Operators of windfarms want the wind turbines to operate continuously and with maximum efficiency to provide the most return on their investment. Operational conditions that interfere with continuous operation and maximum efficiency are undesirable and should be avoided. Two operational conditions of the wind turbine blade that may interfere with the efficient operation of the blade and hence the wind turbine power output are blade icing and blade stall.
Under some atmospheric conditions, the rotor blades become covered with ice. Ice buildup typically occurs on the leading edge of the airfoil and causes a reduced lifting capability. As the ice layer becomes increasingly thick, weight is added to the airfoil so that the lifting airfoil surface becomes modified. For wind turbines, this modification can result in diminished aerodynamic rotor blade performance. This reduced performance can directly result in increased system loads and/or lost power output.
Buildup of ice on the blades can also create a serious hazard to personnel and equipment beneath the blades. Heavy ice formations on the blade may come loose during operation and fall to the ground from heights of 100 meters or more.

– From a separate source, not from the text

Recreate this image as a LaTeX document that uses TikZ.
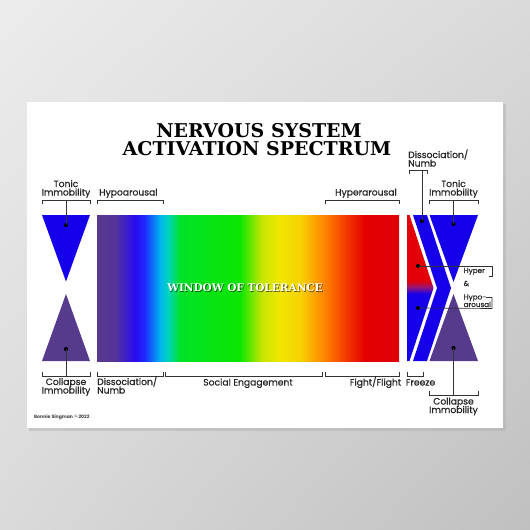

A motion of a wind turbine blade with respect to the wind divides an airflow between the pressure side and the suction side. The airfoil shape of the wind turbine blade causes faster flow over the suction side than the pressure side resulting lower pressure on the suction side than the on the pressure side, creating a net force on the blade resulting in motion of the blade (comparable to lift for an airplane wing). However, if the angle of attack of the blade with respect to the wind becomes too great, all of a sudden the airflow on the upper surface stops sticking to the surface of the wing. Instead the air whirls around in an irregular vortex (a condition which is also known as turbulence). Lift from the low pressure on the upper surface of the wing quickly disappears. This phenomenon is known as stall.
Stall may occur on different parts of the blade at different times based on the localized conditions. However, stall results in lower blade performance and consequently a lower power being generated by the wind turbine. If stall conditions occur over an increasingly greater portion of the blade, wind turbine power output will progressively degrade.
Accordingly, there is a need to provide a method for detection of abnormal operation due to ice buildup or stall conditions so as to be able to reduce downtime and enhance efficient operation for the wind turbine.